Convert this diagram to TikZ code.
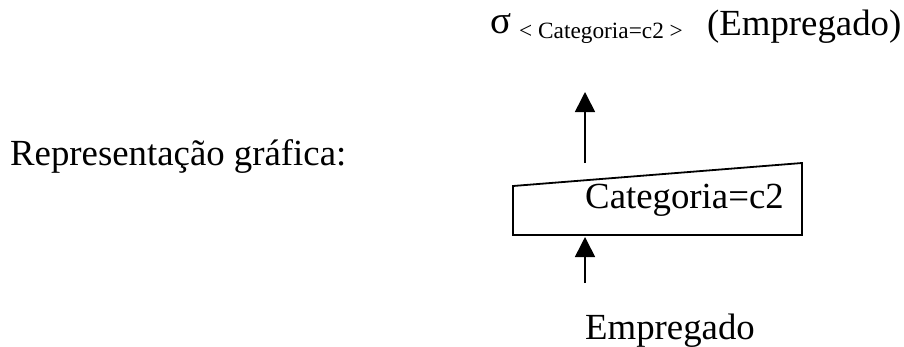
\documentclass[tikz,border=0pt]{standalone}
\usepackage{fontspec}
\setmainfont{Liberation Serif}
\usetikzlibrary{arrows.meta}
\tikzset{
  lbl/.style={anchor=base west, inner sep=0pt, font=\fontsize{36.8}{40}\selectfont},
  sub/.style={anchor=base west, inner sep=0pt, font=\fontsize{23.3}{26}\selectfont},
  flow/.style={line width=1.6pt, -{Triangle[width=20pt,length=20pt]}},
  opbox/.style={line width=1.8pt, line join=miter}
}
\begin{document}
\begin{tikzpicture}[x=1pt,y=-1pt]
\useasboundingbox (0,0) rectangle (904,346);
% top expression
\node[lbl, font=\fontsize{39}{42}\selectfont] (sig) at (490,33) {σ};
\node[sub] (cond) at (519,38) {< Categoria=c2 >};
\node[lbl] (rel) at (707,35) {(Empregado)};
% label
\node[lbl] (rep) at (10,165) {Representação gráfica:};
% operator box
\coordinate (bl) at (513,235);
\coordinate (br) at (802,235);
\coordinate (tr) at (802,163);
\coordinate (tl) at (513,186);
\draw[opbox] (tl) -- (tr) -- (br) -- (bl) -- cycle;
\node[lbl] (sel) at (585,208) {Categoria=c2};
% input relation
\node[lbl] (emp) at (585,339) {Empregado};
% connectors
\coordinate (inTail) at (585,283);
\coordinate (inTip) at (585,237);
\coordinate (outTail) at (585,163);
\coordinate (outTip) at (585,92);
\draw[flow] (inTail) -- (inTip);
\draw[flow] (outTail) -- (outTip);
\end{tikzpicture}
\end{document}
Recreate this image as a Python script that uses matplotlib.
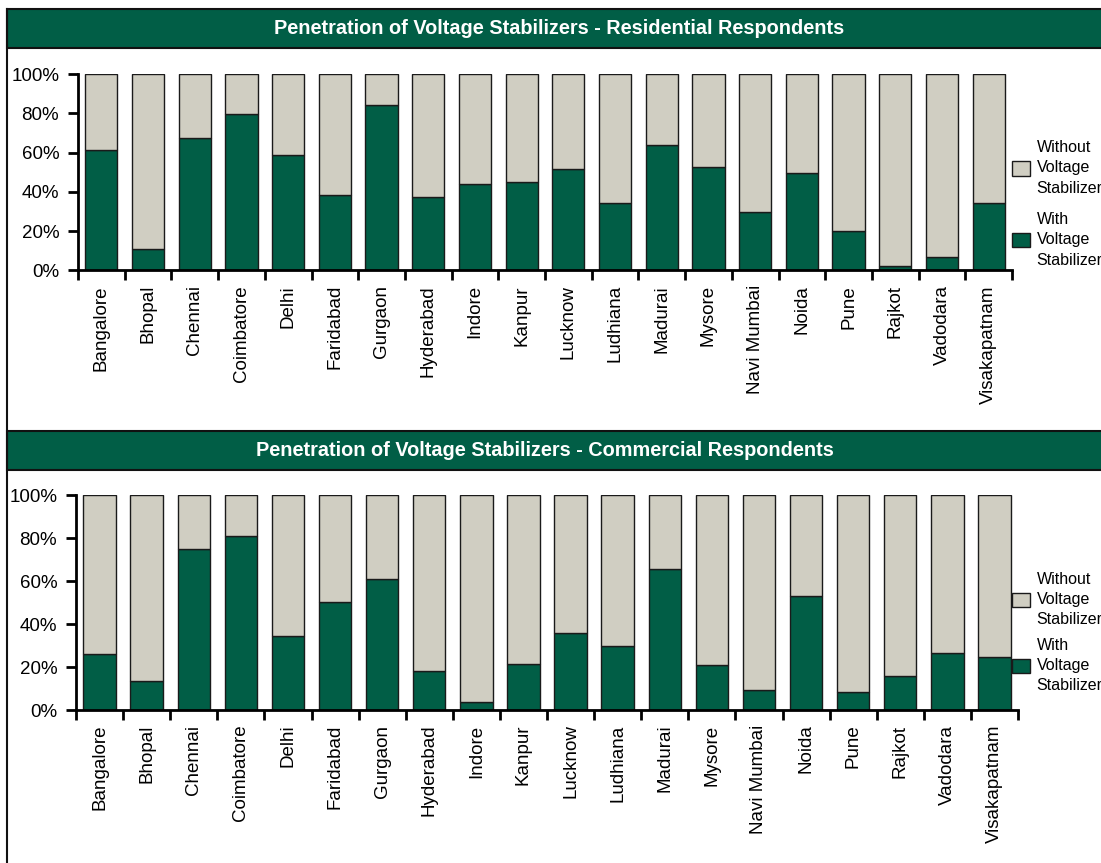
import matplotlib.pyplot as plt
from matplotlib.patches import Rectangle
from matplotlib.lines import Line2D
from matplotlib.ticker import PercentFormatter

plt.rcParams['font.family'] = ['Liberation Sans', 'DejaVu Sans']

VERDE = '#015e46'
GRIS = '#d0cec2'

ciudades = ["Bangalore", "Bhopal", "Chennai", "Coimbatore", "Delhi", "Faridabad",
            "Gurgaon", "Hyderabad", "Indore", "Kanpur", "Lucknow", "Ludhiana",
            "Madurai", "Mysore", "Navi Mumbai", "Noida", "Pune", "Rajkot",
            "Vadodara", "Visakapatnam"]

# % con estabilizador (el resto hasta 100 es "sin")
residencial_con = [61.5, 10.7, 67.3, 79.7, 59.0, 38.3, 84.1, 37.6, 43.9, 45.1,
                   51.4, 34.6, 64.1, 52.9, 29.7, 49.5, 20.2, 2.5, 6.8, 34.1]
comercial_con = [26.0, 13.3, 74.9, 81.1, 34.6, 50.1, 61.1, 18.0, 3.6, 21.4,
                 35.8, 29.9, 65.6, 20.9, 9.5, 53.2, 8.2, 15.7, 26.5, 24.8]

titulos = ["Penetration of Voltage Stabilizers - Residential Respondents",
           "Penetration of Voltage Stabilizers - Commercial Respondents"]

W, H = 1101, 863
fig = plt.figure(figsize=(W / 100, H / 100), dpi=100)


def px(x0, y0, x1, y1):
    # caja en pixeles (origen arriba a la izquierda) -> fraccion de figura
    return [x0 / W, 1 - y1 / H, (x1 - x0) / W, (y1 - y0) / H]


def barra_titulo(y0, y1, texto, xc):
    fig.patches.append(Rectangle((7 / W, 1 - y1 / H), (W + 10) / W, (y1 - y0) / H,
                                 transform=fig.transFigure, facecolor=VERDE,
                                 edgecolor='#111111', linewidth=1.5, zorder=1))
    fig.text(xc / W, 1 - (y0 + y1) / 2 / H, texto, color='white', fontsize=14.3,
             fontweight='bold', ha='center', va='center')


def panel(caja, con, leg_top, sep):
    ax = fig.add_axes(px(*caja))
    x = range(len(ciudades))
    sin = [100 - v for v in con]
    b1 = ax.bar(x, con, width=0.69, color=VERDE, edgecolor='#1a1a1a', linewidth=1.0)
    b2 = ax.bar(x, sin, bottom=con, width=0.69, color=GRIS, edgecolor='#1a1a1a',
                linewidth=1.0)
    ax.set_xlim(-0.5, len(ciudades) - 0.5)
    ax.set_ylim(0, 100)
    ax.set_yticks([0, 20, 40, 60, 80, 100])
    ax.yaxis.set_major_formatter(PercentFormatter(decimals=0))
    ax.set_xticks(list(x))
    ax.set_xticklabels(ciudades, rotation=90, ha='center', va='top')
    ax.set_xticks([i - 0.5 for i in range(len(ciudades) + 1)], minor=True)
    ax.tick_params(axis='x', which='major', length=0, pad=10.5, labelsize=13.5)
    ax.tick_params(axis='x', which='minor', length=7, width=2, direction='out')
    ax.tick_params(axis='y', length=7, width=2, pad=6.5, labelsize=13.5)
    for s in ['top', 'right']:
        ax.spines[s].set_visible(False)
    for s in ['left', 'bottom']:
        ax.spines[s].set_linewidth(2)
    leg = ax.legend([b2, b1], ["Without\nVoltage\nStabilizers", "With\nVoltage\nStabilizers"],
                    loc='upper left', bbox_to_anchor=(1012 / W, 1 - leg_top / H),
                    bbox_transform=fig.transFigure, frameon=False, fontsize=11.5,
                    borderpad=0, borderaxespad=0, handlelength=1.1, handleheight=1.0,
                    handletextpad=0.45, labelspacing=sep)
    for t in leg.get_texts():
        t.set_linespacing(1.45)
    return ax


barra_titulo(9, 48.5, titulos[0], 559)
barra_titulo(431, 470.5, titulos[1], 545)
fig.add_artist(Line2D([7 / W, 7 / W], [1 - 9 / H, 0], transform=fig.transFigure,
                      color='#111111', linewidth=1.5))

panel((78, 74, 1012, 270.5), residencial_con, 140, 1.0)
panel((76, 495, 1018, 710), comercial_con, 571.5, 0.65)

fig.savefig('out.png', dpi=100)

• • • • • • •

▶ **Exercise objective**:
Print all of the entries word for word. Omit the pictures they contain.

▶ **Task output**:
Convert this diagram to TikZ code.
\documentclass[tikz,border=0pt]{standalone}
\usepackage{fontspec}
\setmainfont{Liberation Serif}
\usetikzlibrary{arrows.meta}
\tikzset{
  lbl/.style={anchor=base west, inner sep=0pt, font=\fontsize{36.8}{40}\selectfont},
  sub/.style={anchor=base west, inner sep=0pt, font=\fontsize{23.3}{26}\selectfont},
  flow/.style={line width=1.6pt, -{Triangle[width=20pt,length=20pt]}},
  opbox/.style={line width=1.8pt, line join=miter}
}
\begin{document}
\begin{tikzpicture}[x=1pt,y=-1pt]
\useasboundingbox (0,0) rectangle (904,346);
% top expression
\node[lbl, font=\fontsize{39}{42}\selectfont] (sig) at (490,33) {σ};
\node[sub] (cond) at (519,38) {< Categoria=c2 >};
\node[lbl] (rel) at (707,35) {(Empregado)};
% label
\node[lbl] (rep) at (10,165) {Representação gráfica:};
% operator box
\coordinate (bl) at (513,235);
\coordinate (br) at (802,235);
\coordinate (tr) at (802,163);
\coordinate (tl) at (513,186);
\draw[opbox] (tl) -- (tr) -- (br) -- (bl) -- cycle;
\node[lbl] (sel) at (585,208) {Categoria=c2};
% input relation
\node[lbl] (emp) at (585,339) {Empregado};
% connectors
\coordinate (inTail) at (585,283);
\coordinate (inTip) at (585,237);
\coordinate (outTail) at (585,163);
\coordinate (outTip) at (585,92);
\draw[flow] (inTail) -- (inTip);
\draw[flow] (outTail) -- (outTip);
\end{tikzpicture}
\end{document}
Recreate this image as a Python script that uses matplotlib.
import matplotlib.pyplot as plt
from matplotlib.patches import Rectangle
from matplotlib.lines import Line2D
from matplotlib.ticker import PercentFormatter

plt.rcParams['font.family'] = ['Liberation Sans', 'DejaVu Sans']

VERDE = '#015e46'
GRIS = '#d0cec2'

ciudades = ["Bangalore", "Bhopal", "Chennai", "Coimbatore", "Delhi", "Faridabad",
            "Gurgaon", "Hyderabad", "Indore", "Kanpur", "Lucknow", "Ludhiana",
            "Madurai", "Mysore", "Navi Mumbai", "Noida", "Pune", "Rajkot",
            "Vadodara", "Visakapatnam"]

# % con estabilizador (el resto hasta 100 es "sin")
residencial_con = [61.5, 10.7, 67.3, 79.7, 59.0, 38.3, 84.1, 37.6, 43.9, 45.1,
                   51.4, 34.6, 64.1, 52.9, 29.7, 49.5, 20.2, 2.5, 6.8, 34.1]
comercial_con = [26.0, 13.3, 74.9, 81.1, 34.6, 50.1, 61.1, 18.0, 3.6, 21.4,
                 35.8, 29.9, 65.6, 20.9, 9.5, 53.2, 8.2, 15.7, 26.5, 24.8]

titulos = ["Penetration of Voltage Stabilizers - Residential Respondents",
           "Penetration of Voltage Stabilizers - Commercial Respondents"]

W, H = 1101, 863
fig = plt.figure(figsize=(W / 100, H / 100), dpi=100)


def px(x0, y0, x1, y1):
    # caja en pixeles (origen arriba a la izquierda) -> fraccion de figura
    return [x0 / W, 1 - y1 / H, (x1 - x0) / W, (y1 - y0) / H]


def barra_titulo(y0, y1, texto, xc):
    fig.patches.append(Rectangle((7 / W, 1 - y1 / H), (W + 10) / W, (y1 - y0) / H,
                                 transform=fig.transFigure, facecolor=VERDE,
                                 edgecolor='#111111', linewidth=1.5, zorder=1))
    fig.text(xc / W, 1 - (y0 + y1) / 2 / H, texto, color='white', fontsize=14.3,
             fontweight='bold', ha='center', va='center')


def panel(caja, con, leg_top, sep):
    ax = fig.add_axes(px(*caja))
    x = range(len(ciudades))
    sin = [100 - v for v in con]
    b1 = ax.bar(x, con, width=0.69, color=VERDE, edgecolor='#1a1a1a', linewidth=1.0)
    b2 = ax.bar(x, sin, bottom=con, width=0.69, color=GRIS, edgecolor='#1a1a1a',
                linewidth=1.0)
    ax.set_xlim(-0.5, len(ciudades) - 0.5)
    ax.set_ylim(0, 100)
    ax.set_yticks([0, 20, 40, 60, 80, 100])
    ax.yaxis.set_major_formatter(PercentFormatter(decimals=0))
    ax.set_xticks(list(x))
    ax.set_xticklabels(ciudades, rotation=90, ha='center', va='top')
    ax.set_xticks([i - 0.5 for i in range(len(ciudades) + 1)], minor=True)
    ax.tick_params(axis='x', which='major', length=0, pad=10.5, labelsize=13.5)
    ax.tick_params(axis='x', which='minor', length=7, width=2, direction='out')
    ax.tick_params(axis='y', length=7, width=2, pad=6.5, labelsize=13.5)
    for s in ['top', 'right']:
        ax.spines[s].set_visible(False)
    for s in ['left', 'bottom']:
        ax.spines[s].set_linewidth(2)
    leg = ax.legend([b2, b1], ["Without\nVoltage\nStabilizers", "With\nVoltage\nStabilizers"],
                    loc='upper left', bbox_to_anchor=(1012 / W, 1 - leg_top / H),
                    bbox_transform=fig.transFigure, frameon=False, fontsize=11.5,
                    borderpad=0, borderaxespad=0, handlelength=1.1, handleheight=1.0,
                    handletextpad=0.45, labelspacing=sep)
    for t in leg.get_texts():
        t.set_linespacing(1.45)
    return ax


barra_titulo(9, 48.5, titulos[0], 559)
barra_titulo(431, 470.5, titulos[1], 545)
fig.add_artist(Line2D([7 / W, 7 / W], [1 - 9 / H, 0], transform=fig.transFigure,
                      color='#111111', linewidth=1.5))

panel((78, 74, 1012, 270.5), residencial_con, 140, 1.0)
panel((76, 495, 1018, 710), comercial_con, 571.5, 0.65)

fig.savefig('out.png', dpi=100)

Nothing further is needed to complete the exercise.